#### TASK BRIEF
Return all of the data exactly, with nothing left out but the pictures.

#### INFORMATION SHOWN

----------------------------------------

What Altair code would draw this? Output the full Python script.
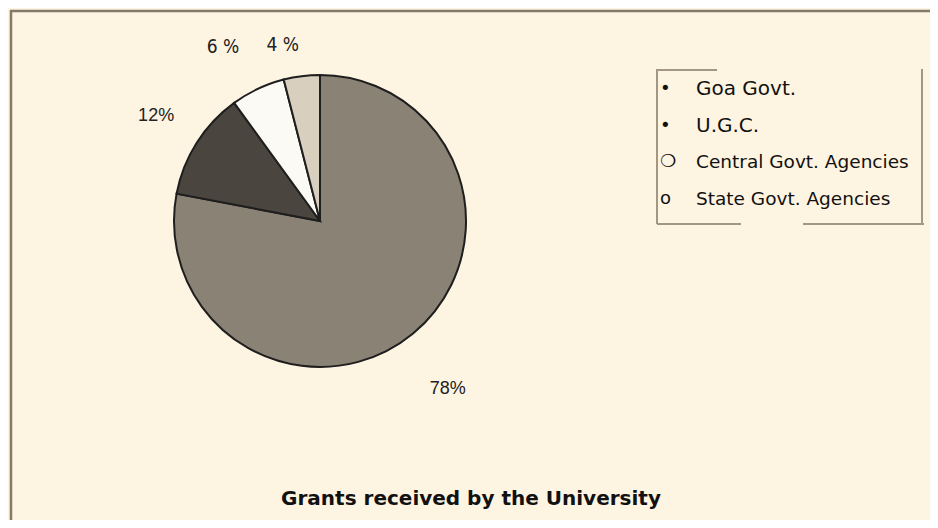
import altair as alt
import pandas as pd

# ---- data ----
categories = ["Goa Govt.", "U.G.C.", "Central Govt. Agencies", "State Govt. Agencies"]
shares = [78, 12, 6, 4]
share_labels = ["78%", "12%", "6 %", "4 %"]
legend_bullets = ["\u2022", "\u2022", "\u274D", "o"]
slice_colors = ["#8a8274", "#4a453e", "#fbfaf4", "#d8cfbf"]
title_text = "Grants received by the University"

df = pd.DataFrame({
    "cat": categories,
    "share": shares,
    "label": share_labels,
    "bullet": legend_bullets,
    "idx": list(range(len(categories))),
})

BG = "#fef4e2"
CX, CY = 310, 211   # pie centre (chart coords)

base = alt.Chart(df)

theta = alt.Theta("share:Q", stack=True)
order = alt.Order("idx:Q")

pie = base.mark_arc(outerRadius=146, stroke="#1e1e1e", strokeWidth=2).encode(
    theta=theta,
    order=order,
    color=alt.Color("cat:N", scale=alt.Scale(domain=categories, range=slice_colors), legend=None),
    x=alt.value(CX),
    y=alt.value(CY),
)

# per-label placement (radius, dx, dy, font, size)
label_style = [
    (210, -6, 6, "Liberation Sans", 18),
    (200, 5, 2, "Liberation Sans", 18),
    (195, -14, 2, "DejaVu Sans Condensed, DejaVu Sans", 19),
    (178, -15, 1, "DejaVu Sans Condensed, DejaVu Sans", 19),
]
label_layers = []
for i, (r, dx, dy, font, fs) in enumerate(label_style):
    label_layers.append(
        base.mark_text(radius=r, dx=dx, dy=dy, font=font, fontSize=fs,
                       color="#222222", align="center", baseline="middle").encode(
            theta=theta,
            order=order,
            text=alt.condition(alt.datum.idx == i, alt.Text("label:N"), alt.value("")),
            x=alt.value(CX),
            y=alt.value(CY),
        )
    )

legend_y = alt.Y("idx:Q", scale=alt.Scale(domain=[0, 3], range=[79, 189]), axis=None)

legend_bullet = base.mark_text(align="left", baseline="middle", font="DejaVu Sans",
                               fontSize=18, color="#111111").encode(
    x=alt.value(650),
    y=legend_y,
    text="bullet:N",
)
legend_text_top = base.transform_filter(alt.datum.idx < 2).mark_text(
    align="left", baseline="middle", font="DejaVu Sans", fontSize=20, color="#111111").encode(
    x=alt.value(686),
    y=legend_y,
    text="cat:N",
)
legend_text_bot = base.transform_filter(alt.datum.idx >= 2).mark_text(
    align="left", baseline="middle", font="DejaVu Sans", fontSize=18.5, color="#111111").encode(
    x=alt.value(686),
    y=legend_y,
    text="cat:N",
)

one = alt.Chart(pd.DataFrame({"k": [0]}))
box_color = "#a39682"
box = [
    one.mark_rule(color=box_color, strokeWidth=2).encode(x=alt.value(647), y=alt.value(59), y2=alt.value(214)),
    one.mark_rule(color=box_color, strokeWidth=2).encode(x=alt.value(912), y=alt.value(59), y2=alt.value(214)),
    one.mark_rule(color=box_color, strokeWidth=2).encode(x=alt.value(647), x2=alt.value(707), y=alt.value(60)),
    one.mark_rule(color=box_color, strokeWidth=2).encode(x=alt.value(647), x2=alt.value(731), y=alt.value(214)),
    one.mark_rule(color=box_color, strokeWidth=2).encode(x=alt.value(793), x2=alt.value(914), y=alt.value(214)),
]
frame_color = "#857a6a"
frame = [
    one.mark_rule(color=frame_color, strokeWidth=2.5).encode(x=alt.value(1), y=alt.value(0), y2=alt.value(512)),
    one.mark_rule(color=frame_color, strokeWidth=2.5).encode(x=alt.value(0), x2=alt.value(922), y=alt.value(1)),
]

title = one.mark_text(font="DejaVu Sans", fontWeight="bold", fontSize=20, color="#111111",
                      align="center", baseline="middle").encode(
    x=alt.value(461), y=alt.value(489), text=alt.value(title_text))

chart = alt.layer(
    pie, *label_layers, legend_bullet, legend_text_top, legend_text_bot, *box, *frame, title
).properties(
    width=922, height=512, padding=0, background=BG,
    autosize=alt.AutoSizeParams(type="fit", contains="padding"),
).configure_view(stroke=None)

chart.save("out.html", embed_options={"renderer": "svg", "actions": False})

----------------------------------------

#### EXERCISE RESULT
What Altair code would draw this? Output the full Python script.
import altair as alt
import pandas as pd

# ---- data ----
categories = ["Goa Govt.", "U.G.C.", "Central Govt. Agencies", "State Govt. Agencies"]
shares = [78, 12, 6, 4]
share_labels = ["78%", "12%", "6 %", "4 %"]
legend_bullets = ["\u2022", "\u2022", "\u274D", "o"]
slice_colors = ["#8a8274", "#4a453e", "#fbfaf4", "#d8cfbf"]
title_text = "Grants received by the University"

df = pd.DataFrame({
    "cat": categories,
    "share": shares,
    "label": share_labels,
    "bullet": legend_bullets,
    "idx": list(range(len(categories))),
})

BG = "#fef4e2"
CX, CY = 310, 211   # pie centre (chart coords)

base = alt.Chart(df)

theta = alt.Theta("share:Q", stack=True)
order = alt.Order("idx:Q")

pie = base.mark_arc(outerRadius=146, stroke="#1e1e1e", strokeWidth=2).encode(
    theta=theta,
    order=order,
    color=alt.Color("cat:N", scale=alt.Scale(domain=categories, range=slice_colors), legend=None),
    x=alt.value(CX),
    y=alt.value(CY),
)

# per-label placement (radius, dx, dy, font, size)
label_style = [
    (210, -6, 6, "Liberation Sans", 18),
    (200, 5, 2, "Liberation Sans", 18),
    (195, -14, 2, "DejaVu Sans Condensed, DejaVu Sans", 19),
    (178, -15, 1, "DejaVu Sans Condensed, DejaVu Sans", 19),
]
label_layers = []
for i, (r, dx, dy, font, fs) in enumerate(label_style):
    label_layers.append(
        base.mark_text(radius=r, dx=dx, dy=dy, font=font, fontSize=fs,
                       color="#222222", align="center", baseline="middle").encode(
            theta=theta,
            order=order,
            text=alt.condition(alt.datum.idx == i, alt.Text("label:N"), alt.value("")),
            x=alt.value(CX),
            y=alt.value(CY),
        )
    )

legend_y = alt.Y("idx:Q", scale=alt.Scale(domain=[0, 3], range=[79, 189]), axis=None)

legend_bullet = base.mark_text(align="left", baseline="middle", font="DejaVu Sans",
                               fontSize=18, color="#111111").encode(
    x=alt.value(650),
    y=legend_y,
    text="bullet:N",
)
legend_text_top = base.transform_filter(alt.datum.idx < 2).mark_text(
    align="left", baseline="middle", font="DejaVu Sans", fontSize=20, color="#111111").encode(
    x=alt.value(686),
    y=legend_y,
    text="cat:N",
)
legend_text_bot = base.transform_filter(alt.datum.idx >= 2).mark_text(
    align="left", baseline="middle", font="DejaVu Sans", fontSize=18.5, color="#111111").encode(
    x=alt.value(686),
    y=legend_y,
    text="cat:N",
)

one = alt.Chart(pd.DataFrame({"k": [0]}))
box_color = "#a39682"
box = [
    one.mark_rule(color=box_color, strokeWidth=2).encode(x=alt.value(647), y=alt.value(59), y2=alt.value(214)),
    one.mark_rule(color=box_color, strokeWidth=2).encode(x=alt.value(912), y=alt.value(59), y2=alt.value(214)),
    one.mark_rule(color=box_color, strokeWidth=2).encode(x=alt.value(647), x2=alt.value(707), y=alt.value(60)),
    one.mark_rule(color=box_color, strokeWidth=2).encode(x=alt.value(647), x2=alt.value(731), y=alt.value(214)),
    one.mark_rule(color=box_color, strokeWidth=2).encode(x=alt.value(793), x2=alt.value(914), y=alt.value(214)),
]
frame_color = "#857a6a"
frame = [
    one.mark_rule(color=frame_color, strokeWidth=2.5).encode(x=alt.value(1), y=alt.value(0), y2=alt.value(512)),
    one.mark_rule(color=frame_color, strokeWidth=2.5).encode(x=alt.value(0), x2=alt.value(922), y=alt.value(1)),
]

title = one.mark_text(font="DejaVu Sans", fontWeight="bold", fontSize=20, color="#111111",
                      align="center", baseline="middle").encode(
    x=alt.value(461), y=alt.value(489), text=alt.value(title_text))

chart = alt.layer(
    pie, *label_layers, legend_bullet, legend_text_top, legend_text_bot, *box, *frame, title
).properties(
    width=922, height=512, padding=0, background=BG,
    autosize=alt.AutoSizeParams(type="fit", contains="padding"),
).configure_view(stroke=None)

chart.save("out.html", embed_options={"renderer": "svg", "actions": False})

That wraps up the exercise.